Personal loan vs line of credit.
A personal loan delivers a lump sum at a fixed APR with a defined repayment schedule. A personal line of credit (PLOC) is revolving: you draw what you need, pay interest only on what you use, and replenish the credit as you repay. The better choice depends almost entirely on whether your funding need is a one-time event or an ongoing, variable need.
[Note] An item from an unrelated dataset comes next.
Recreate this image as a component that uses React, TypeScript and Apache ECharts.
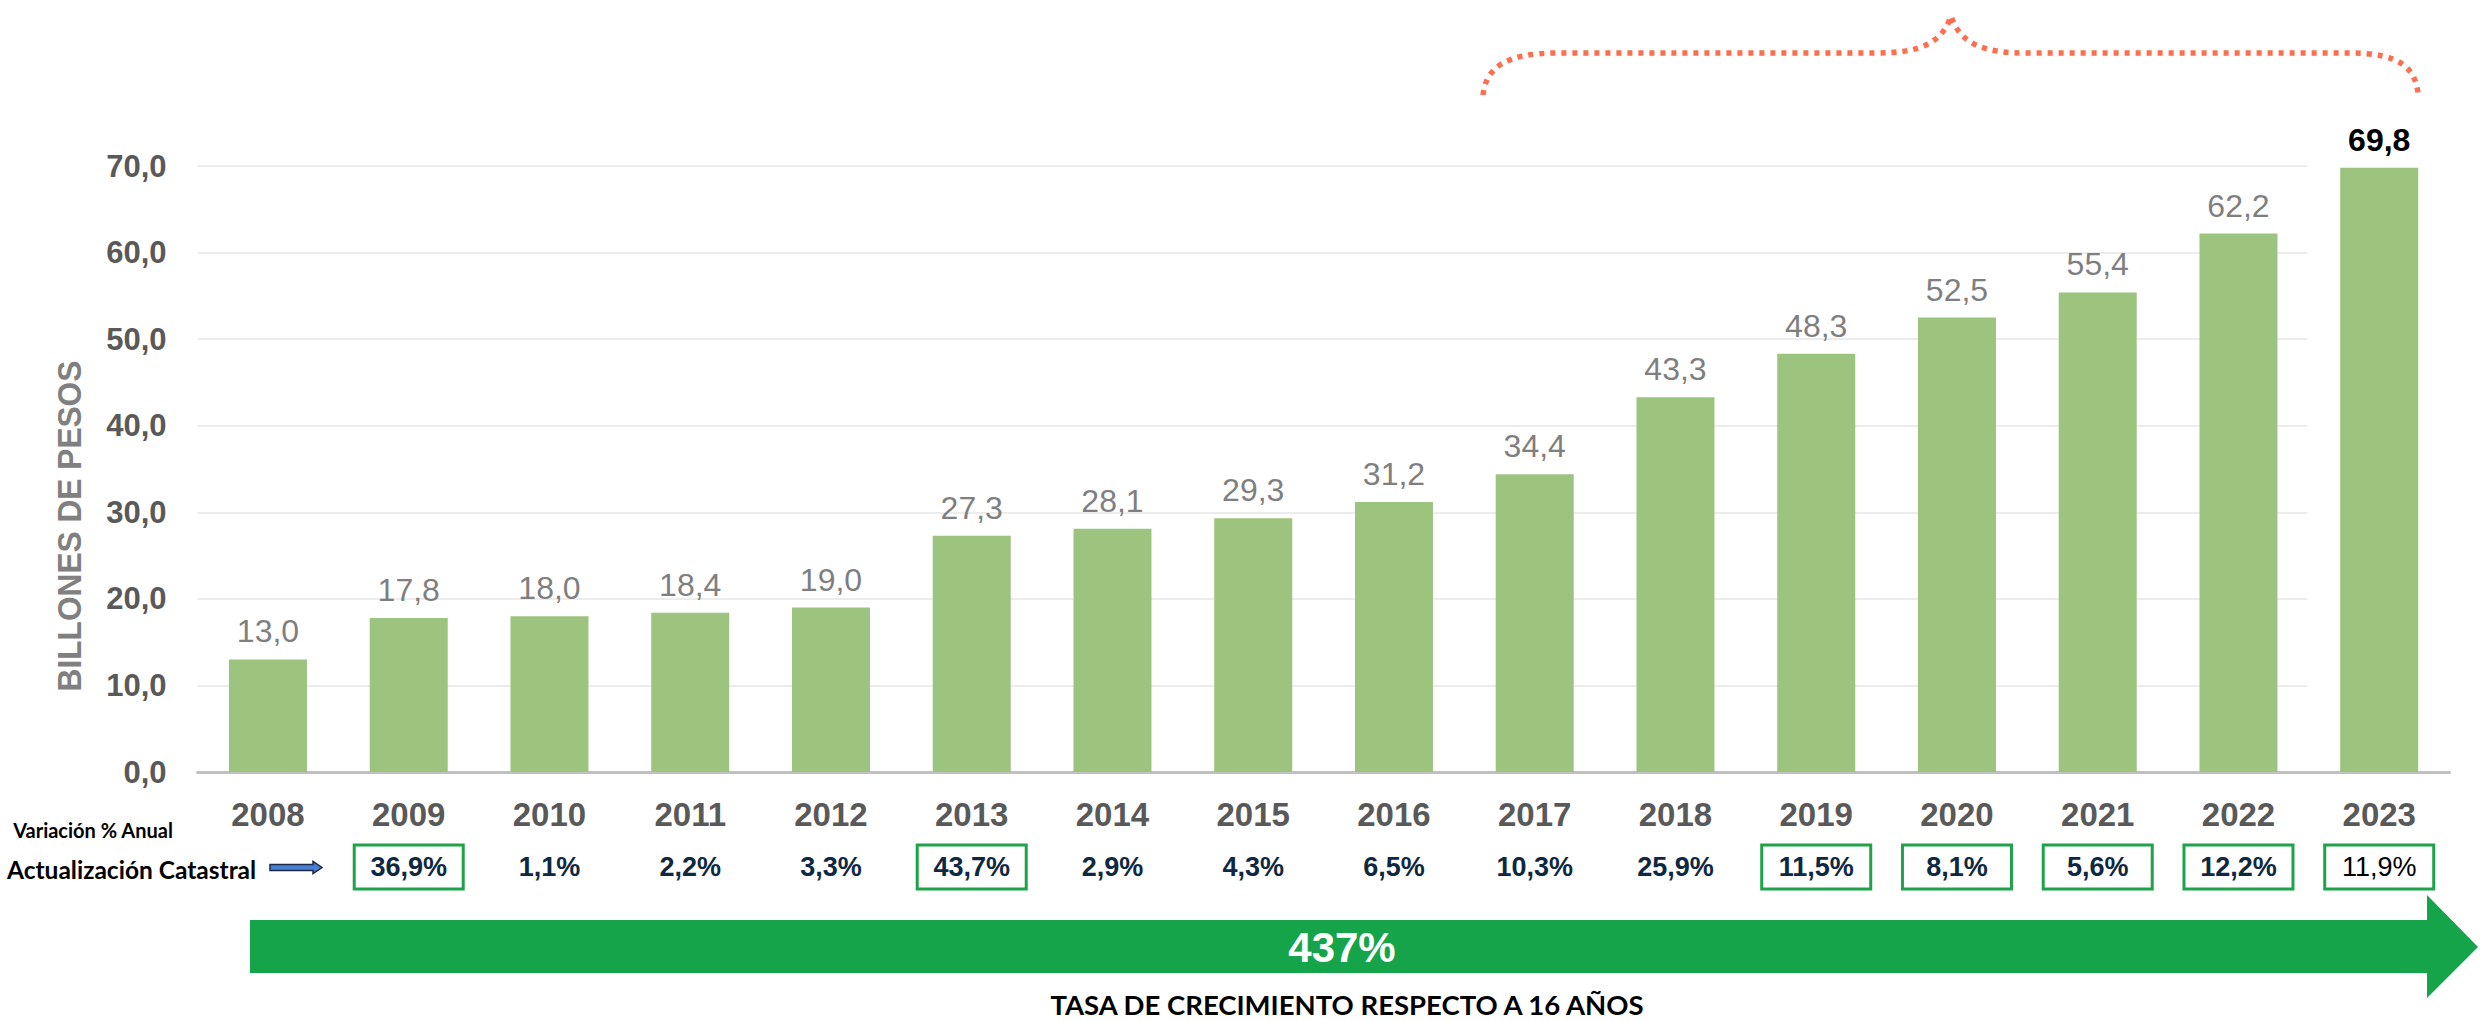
import { useEffect, useRef } from "react";
import * as echarts from "echarts";

// ---------- data ----------
const years = ["2008", "2009", "2010", "2011", "2012", "2013", "2014", "2015", "2016", "2017", "2018", "2019", "2020", "2021", "2022", "2023"];
const values = [13.0, 17.8, 18.0, 18.4, 19.0, 27.3, 28.1, 29.3, 31.2, 34.4, 43.3, 48.3, 52.5, 55.4, 62.2, 69.8];
const variation: (number | null)[] = [null, 36.9, 1.1, 2.2, 3.3, 43.7, 2.9, 4.3, 6.5, 10.3, 25.9, 11.5, 8.1, 5.6, 12.2, 11.9];
const boxedYears = ["2009", "2013", "2019", "2020", "2021", "2022", "2023"];
const highlightYear = "2023";
const yMin = 0;
const yMax = 70;
const yInterval = 10;
const yTitle = "BILLONES DE PESOS";
const rowTitle1 = "Variación % Anual";
const rowTitle2 = "Actualización Catastral";
const totalGrowth = "437%";
const footer = "TASA DE CRECIMIENTO RESPECTO A 16 AÑOS";

const fmt = (v: number) => v.toFixed(1).replace(".", ",");

const BRACE_D =
  "M1483,95 C1486,68 1505,53 1558,53 L1876,53 C1918,53 1942,44 1951,16 C1960,44 1984,53 2026,53 L2350,53 C2400,53 2415,68 2418,93";
echarts.graphic.registerShape("brace", echarts.graphic.extendPath(BRACE_D, {}));

const FONT = "'Liberation Sans', Arial, sans-serif";
const CAL = "Lato, 'Open Sans', sans-serif";

export default function App() {
  const ref = useRef<HTMLDivElement>(null);
  useEffect(() => {
    if (!ref.current) return;
    const chart = echarts.init(ref.current, null, { renderer: "svg" });
    const gridLeft = 197.6;
    const gridRight = 31.4;
    const gridTop = 166;
    const gridBottom = 249;
    chart.setOption({
      animation: false,
      backgroundColor: "#ffffff",
      textStyle: { fontFamily: FONT },
      grid: [
        { left: gridLeft, right: gridRight, top: gridTop, bottom: gridBottom },
        { left: gridLeft, right: 174, top: gridTop, bottom: gridBottom },
      ],
      xAxis: [
        {
          type: "category",
          gridIndex: 0,
          data: years,
          axisLine: { show: true, lineStyle: { color: "#c0c0c0", width: 3 } },
          axisTick: { show: false },
          axisLabel: {
            interval: 0,
            margin: 26,
            fontSize: 33,
            fontWeight: "bold",
            color: "#595959",
            fontFamily: FONT,
          },
        },
        {
          type: "category",
          gridIndex: 0,
          position: "bottom",
          offset: 60,
          data: years,
          axisLine: { show: false },
          axisTick: { show: false },
          axisLabel: {
            interval: 0,
            margin: 13,
            formatter: (val: string, idx: number) => {
              const v = variation[idx];
              if (v === null || v === undefined) return "";
              const t = fmt(v) + "%";
              if (val === highlightYear) return "{hbox|" + t + "}";
              if (boxedYears.includes(val)) return "{box|" + t + "}";
              return "{plain|" + t + "}";
            },
            rich: {
              box: {
                width: 109,
                height: 44,
                lineHeight: 44,
                align: "center",
                borderColor: "#1fa34a",
                borderWidth: 3,
                fontSize: 27,
                fontWeight: "bold",
                color: "#0e2841",
                fontFamily: FONT,
              },
              hbox: {
                width: 109,
                height: 44,
                lineHeight: 44,
                align: "center",
                borderColor: "#1fa34a",
                borderWidth: 3,
                fontSize: 27,
                fontWeight: "normal",
                color: "#000000",
                fontFamily: FONT,
              },
              plain: {
                height: 44,
                lineHeight: 44,
                align: "center",
                fontSize: 27,
                fontWeight: "bold",
                color: "#0e2841",
                fontFamily: FONT,
              },
            },
          },
        },
        { type: "value", gridIndex: 1, min: 0, max: 1, show: false },
      ],
      yAxis: [
        {
          type: "value",
          gridIndex: 0,
          min: yMin,
          max: yMax,
          interval: yInterval,
          splitLine: { show: false },
          axisLine: { show: false },
          axisTick: { show: false },
          axisLabel: {
            margin: 31,
            fontSize: 31,
            fontWeight: "bold",
            color: "#595959",
            fontFamily: FONT,
            formatter: (v: number) => fmt(v),
          },
        },
        {
          type: "value",
          gridIndex: 1,
          min: yMin,
          max: yMax,
          interval: yInterval,
          axisLine: { show: false },
          axisTick: { show: false },
          axisLabel: { show: false },
          splitLine: { show: true, lineStyle: { color: "#ececec", width: 2 } },
        },
      ],
      series: [
        {
          type: "bar",
          xAxisIndex: 0,
          yAxisIndex: 0,
          barWidth: 78,
          itemStyle: { color: "#9cc47e" },
          label: {
            show: true,
            position: "top",
            distance: 12,
            fontSize: 32,
            color: "#7f7f7f",
            fontFamily: FONT,
            formatter: (p: any) => fmt(p.value),
          },
          data: values.map((v, i) =>
            years[i] === highlightYear
              ? { value: v, label: { color: "#000000", fontWeight: "bold", fontSize: 32 } }
              : v
          ),
        },
      ],
      graphic: [
        {
          type: "text",
          x: 70,
          y: 526,
          rotation: Math.PI / 2,
          scaleX: 0.96,
          style: {
            text: yTitle,
            fontSize: 33,
            fontWeight: "bold",
            fontFamily: FONT,
            fill: "#808080",
            align: "center",
            verticalAlign: "middle",
          },
        },
        {
          type: "text",
          x: 93,
          y: 830,
          style: {
            text: rowTitle1,
            fontSize: 20,
            fontWeight: "bold",
            fontFamily: CAL,
            fill: "#000000",
            align: "center",
            verticalAlign: "middle",
          },
        },
        {
          type: "text",
          x: 7,
          y: 869,
          style: {
            text: rowTitle2,
            fontSize: 24.5,
            fontWeight: "bold",
            fontFamily: CAL,
            fill: "#000000",
            align: "left",
            verticalAlign: "middle",
          },
        },
        {
          type: "polygon",
          shape: {
            points: [
              [270, 864.5],
              [313, 864.5],
              [313, 861.5],
              [322, 867.5],
              [313, 873.5],
              [313, 870.5],
              [270, 870.5],
            ],
          },
          style: { fill: "#4a7fd0", stroke: "#1b2a4a", lineWidth: 1.5 },
        },
        {
          type: "polygon",
          shape: {
            points: [
              [250, 920],
              [2427, 920],
              [2427, 895],
              [2478, 947],
              [2427, 998],
              [2427, 973],
              [250, 973],
            ],
          },
          style: { fill: "#15a44a" },
        },
        {
          type: "text",
          x: 1342,
          y: 947,
          style: {
            text: totalGrowth,
            fontSize: 42,
            fontWeight: "bold",
            fontFamily: FONT,
            fill: "#ffffff",
            align: "center",
            verticalAlign: "middle",
          },
        },
        {
          type: "text",
          x: 1347,
          y: 1004,
          style: {
            text: footer,
            fontSize: 27.5,
            fontWeight: "bold",
            fontFamily: CAL,
            fill: "#000000",
            align: "center",
            verticalAlign: "middle",
          },
        },
        {
          type: "brace",
          x: 0,
          y: 0,
          style: { fill: "none", stroke: "#fb6e4e", lineWidth: 5.5, lineDash: [5, 6] },
        },
      ],
    });
    return () => chart.dispose();
  }, []);
  return (
    <div
      ref={ref}
      style={{ position: "fixed", left: 0, top: 0, width: 2481, height: 1021 }}
    />
  );
}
Personal loan vs Personal line of credit
| Attribute | Personal loan | Personal line of credit |
|---|---|---|
| Structure | Lump sum, fixed installment repayment | Revolving credit line, draw as needed |
| Interest | Simple interest on full balance, fixed APR | Interest only on drawn balance, often variable APR |
| APR range | 5.99% to 35.99% (fixed) | 8% to 25% (variable, tied to prime rate) |
| Availability | Widely available online | Primarily banks and credit unions; limited online availability |
| Funding | Full amount disbursed at closing | Draw any amount up to the limit at any time |
| Repayment | Fixed monthly payment, defined payoff date | Minimum interest-only payments; balance reduces as you repay |
| Credit utilisation | Installment debt; does not affect utilisation ratio | Revolving debt; affects credit utilisation ratio like a credit card |
| Best for | Known, one-time expenses with a defined amount | Ongoing, variable needs where amount is uncertain upfront |
Which wins, when.
- 01
Funding a $20,000 kitchen remodel with a known budget
Winner: Personal loan
You know the amount, so the fixed lump sum and defined payoff date of a personal loan is better. A PLOC's variable APR is extra risk with no benefit when the need is predictable.
- 02
Covering variable business expenses over 12 months
Winner: Personal line of credit
If spending fluctuates between $500 and $5,000 per month, paying interest only on what you draw with a PLOC costs significantly less than paying interest on a lump-sum personal loan that sits partially unused.
- 03
Emergency fund bridge while rebuilding savings
Winner: Personal line of credit
A PLOC sitting at $0 drawn costs nothing until used. For a backup liquidity buffer, a PLOC is the more efficient instrument since you only pay interest on actual drawdowns.
- 04
Debt consolidation of multiple credit cards
Winner: Personal loan
A personal loan's fixed payment and payoff date enforce discipline. A PLOC that's available to redraw can perpetuate the spending pattern that created the credit-card debt.
Frequently asked.
Is a personal line of credit hard to get?+
PLOCs are less widely available than personal loans. Most are offered by banks and credit unions to existing customers with established accounts and good credit (670+). Pure-play online lenders rarely offer PLOCs, so you may need to work with your bank or a local credit union.
Does a personal line of credit affect my credit score?+
Yes. A PLOC is revolving debt and affects your credit utilization ratio (used balance / total revolving limit). Keeping the PLOC under 30% utilization is important for credit score maintenance. A personal loan is installment debt and doesn't factor into credit utilization.
Can I convert a personal loan to a line of credit?+
No. They are separate products with different structures. If you need the flexibility of a PLOC after taking a personal loan, you would need to apply for a new PLOC separately. Some borrowers keep both: a personal loan for a specific large expense and a PLOC as an ongoing backup liquidity tool.